Keep your non-flipping hand flat and hovering near the table edge close to the pile; a relaxed palm reacts faster than a clenched fist. Watch the card as it turns rather than the other players' hands.

The main strategic lever is avoiding false slaps; every penalty card you give away extends the game against you. Eye-on-card focus beats hand-watching every time.

Trivia & Fun Facts

Slapjack is one of the few card games where a player who has lost all their cards still has a chance to get back in the game: the final-slap rule gives one more opportunity to reclaim the pile.

  1. 01Which single card rank triggers a slap in standard Slapjack?
    Answer Any Jack; when a Jack appears on top of the central pile, the first player to slap the pile claims every card in it.

History & Culture

Slapjack has been a popular children's card game for over a century; it is often one of the first card games taught to young children because of its simple mechanic and the physical joy of the slap.

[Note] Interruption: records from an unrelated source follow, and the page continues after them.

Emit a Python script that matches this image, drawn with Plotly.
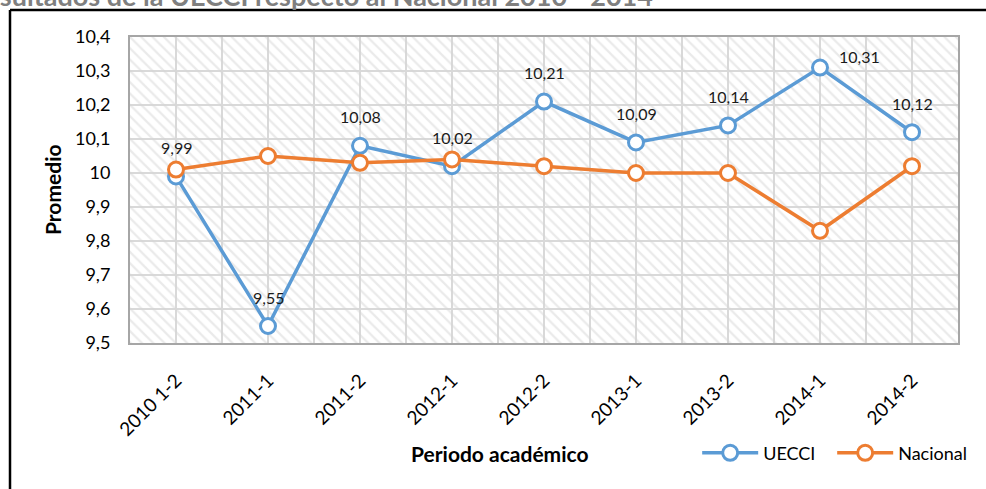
import plotly.graph_objects as go

periods = ["2010 1-2", "2011-1", "2011-2", "2012-1", "2012-2", "2013-1", "2013-2", "2014-1", "2014-2"]
uecci = [9.99, 9.55, 10.08, 10.02, 10.21, 10.09, 10.14, 10.31, 10.12]
nacional = [10.01, 10.05, 10.03, 10.04, 10.02, 10.00, 10.00, 9.83, 10.02]
y_ticks = [9.5, 9.6, 9.7, 9.8, 9.9, 10.0, 10.1, 10.2, 10.3, 10.4]
y_tick_labels = ["9,5", "9,6", "9,7", "9,8", "9,9", "10", "10,1", "10,2", "10,3", "10,4"]

FONT = "Lato"
BLUE = "#5B9BD5"
ORANGE = "#ED7D31"
GRID = "#d9d9d9"

idx = list(range(len(periods)))
y_min, y_max = y_ticks[0], y_ticks[-1]

fig = go.Figure()

# hatched plot background
fig.add_trace(go.Bar(
    x=idx, y=[y_max - y_min] * len(idx), base=y_min, width=1.0,
    marker=dict(color="rgba(0,0,0,0)", line=dict(width=0),
                pattern=dict(shape="\\", fgcolor="#d6d6d6", bgcolor="rgba(0,0,0,0)",
                             size=8, solidity=0.28)),
    showlegend=False, hoverinfo="skip"))

fig.add_trace(go.Scatter(
    x=idx, y=uecci, name="UECCI", mode="lines+markers",
    line=dict(color=BLUE, width=3.5),
    marker=dict(size=15, color="white", line=dict(color=BLUE, width=3))))
fig.add_trace(go.Scatter(
    x=idx, y=nacional, name="Nacional", mode="lines+markers",
    line=dict(color=ORANGE, width=3.5),
    marker=dict(size=15, color="white", line=dict(color=ORANGE, width=3))))

for i, v in enumerate(uecci):
    is_max = v == max(uecci)
    fig.add_annotation(x=i, y=v, text=f"{v:.2f}".replace(".", ","), showarrow=False,
                       xref="x", yref="y", yshift=11 if is_max else 29,
                       xshift=39 if is_max else 0,
                       font=dict(family=FONT, size=16, color="#1a1a1a"))

fig.add_annotation(text="<b>Periodo académico</b>", xref="paper", yref="paper",
                   x=(500 - 130) / 828, y=(343 - 453) / 306, xanchor="center", yanchor="middle",
                   showarrow=False, font=dict(family=FONT, size=21, color="#000000"))
fig.add_annotation(text="<b>Promedio</b>", xref="paper", yref="paper", textangle=-90,
                   x=(52 - 130) / 828, y=(343 - 190) / 306, xanchor="center", yanchor="middle",
                   showarrow=False, font=dict(family=FONT, size=21, color="#000000"))
fig.add_annotation(text="<b>Resultados de la UECCI respecto al Nacional 2010 - 2014</b>",
                   xref="paper", yref="paper", x=(655 - 130) / 828, xanchor="right",
                   y=(343 + 4.5) / 306, yanchor="middle", showarrow=False,
                   font=dict(family=FONT, size=27, color="#7f7f7f"))

# outer frame (top and left edges visible)
fig.add_shape(type="line", xref="paper", yref="paper", x0=(10 - 130) / 828, x1=(990 - 130) / 828,
              y0=(343 - 10) / 306, y1=(343 - 10) / 306, line=dict(color="black", width=2.5))
fig.add_shape(type="line", xref="paper", yref="paper", x0=(10 - 130) / 828, x1=(10 - 130) / 828,
              y0=(343 - 10) / 306, y1=(343 - 500) / 306, line=dict(color="black", width=2.5))

fig.update_layout(
    width=986, height=489,
    margin=dict(l=130, r=28, t=37, b=146, autoexpand=False),
    paper_bgcolor="white", plot_bgcolor="white",
    font=dict(family=FONT, size=16, color="#000000"),
    barmode="overlay", bargap=0,
    legend=dict(orientation="h", x=0.685, y=-0.36, xanchor="left", yanchor="middle",
                font=dict(family=FONT, size=18, color="#000000"),
                itemwidth=56, entrywidth=64, entrywidthmode="pixels",
                bgcolor="rgba(0,0,0,0)"),
    xaxis=dict(range=[-0.5, len(periods) - 0.5], tickvals=idx, ticktext=periods,
               tickangle=-45, showgrid=True, gridcolor=GRID, gridwidth=2,
               minor=dict(dtick=0.5, tick0=-0.5, showgrid=True, gridcolor=GRID, gridwidth=2),
               showline=True, linecolor="#a6a6a6", linewidth=2, mirror=True,
               zeroline=False, ticks="", automargin=False, ticklabelstandoff=17,
               tickfont=dict(family=FONT, size=19, color="#000000")),
    yaxis=dict(range=[y_min, y_max], tickvals=y_ticks, ticktext=y_tick_labels,
               showgrid=True, gridcolor=GRID, gridwidth=2,
               showline=True, linecolor="#a6a6a6", linewidth=2, mirror=True,
               zeroline=False, ticks="", automargin=False, ticklabelstandoff=14,
               tickfont=dict(family=FONT, size=18, color="#000000")),
)

fig.write_html("out.html", config={"displayModeBar": False},
               post_script="document.body.style.margin='0px';")
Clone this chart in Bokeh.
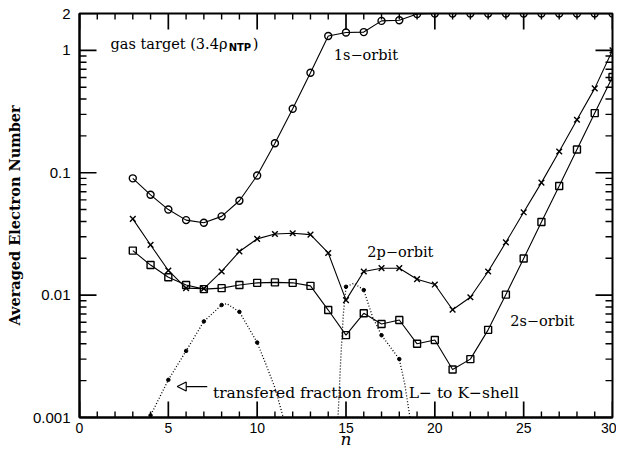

Serves as an introduction to card gaming for countless children around the world, teaching turn-taking, attention, and good-natured physical competition; a staple of family game nights and elementary-school recess play.

Variations & House Rules

Multi-trigger variants add slaps on doubles (two of a rank), sandwiches (doubles with one card between), or matching-consecutive pairs. Call-out Slapjack requires the slapper to shout the trigger. Egyptian Ratscrew is the more elaborate cousin.

For younger players use only the Jack trigger; for older children add doubles and sandwiches. Call-out Slapjack develops vocal reaction skills alongside physical ones.